Save $$$ By Planning Your Business Disaster Recovery
Written by Guest Author: Edmundo Moreno
Downtime Is More Expensive Than You Realize
Whether your headquarters location is hit by extremely bad weather, or your systems are locked by a cyberattack, downtime in all of its forms can be incredibly harmful to the revenue and reputation of a business. Downtime costs a lot. Statistically speaking it is the second-largest expense after HR. According to Information Technology Industry Council (ITIC), as of August 2016, 81% of organizations report that downtime costs them on average over $300,000 per hour.
Calculating Downtime Costs
Though there are statistical averages for how much downtime can cost organizations, the numbers vary greatly from business to business. Consider that the cost of downtime per minute can range from $137 to $17,244. If your business is larger or smaller than the “average” you may see higher or lower costs of downtime in your company. Your company’s industry will also determine where your revenues come from, which will alter numbers as well. However, there are methods of determining how much downtime will cost your company per hour if a disastrous situation does arise.
Check out the following formula from Data Foundry to determine your productivity cost:
Productivity cost = E x % x C x H where E is the number of employees affected, % is the percentage they are affected or how much of their productivity depends on uptime, C is the average cost of employees per hour, and H is the number of downtime hours.
First, determine which specific areas of your business generates revenue. Next, calculate how much you make per hour from these areas. You also must estimate how important uptime is to generate this revenue. If for example, your business is an online clothing retailer, 100% of your revenue comes from uptime. After determining how much revenue is made during uptime, calculate how much revenue per hour is lost during downtime. If your eCommerce business also has physical stores and you’ve determined 50% of your revenue is generated in uptime online, then multiply that percentage by your total revenue in dollars for that area. When you add the figures of revenue lost per money-generating area, you’ll have your total cost of downtime per hour.

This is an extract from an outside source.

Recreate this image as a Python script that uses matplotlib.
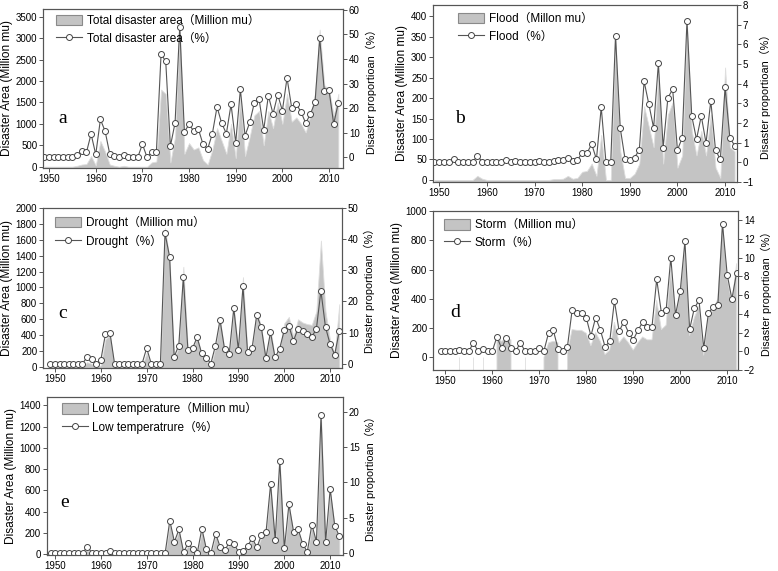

Depending on how much of your business relies on your working tech, you could be looking at thousands of lost revenues for even just a few minutes of downtime.
Indirect Costs
Indirect costs are tied to revenue but aren’t as easy to measure with concrete figures. However, they can be more crippling than the loss of revenue itself. Indirect costs add up quickly and can prevent a lot of downstream work from getting done. They can even send your company on a downward spiral. Here are the biggest indirect costs to consider:
- Loss of reputation. If systems go down at the wrong time, you can’t meet your commitments. This can lead you to lose clients you have, and can even prevent you from finding new ones.
- Loss of opportunity. What did you miss while you were down? Did a big potential client try to visit your website but couldn’t access it? Will they come back to you or did they already make a deal with a competitor? Did a huge deal fall through because your cloud platform broke during a key presentation? These are just a few problems downtime causes.
- Re-doing work. Downtime is often coupled with data loss. If data loss causes work to disappear, someone often must do that work again, which slows your business down and costs you opportunities and workforce hours.
Conclusion
It’s easy to see how a few hours of downtime can cause thousands of dollars in loss, and how that cost coupled with indirect costs can put a business in the ground. Backup and disaster recovery solutions that prevent downtime pay for themselves quickly. Investing in these tools is less a costly burden and more a form of insurance. Make sure your business stays sturdy for years to come by taking the time to evaluate these costs and how much you can invest in downtime prevention.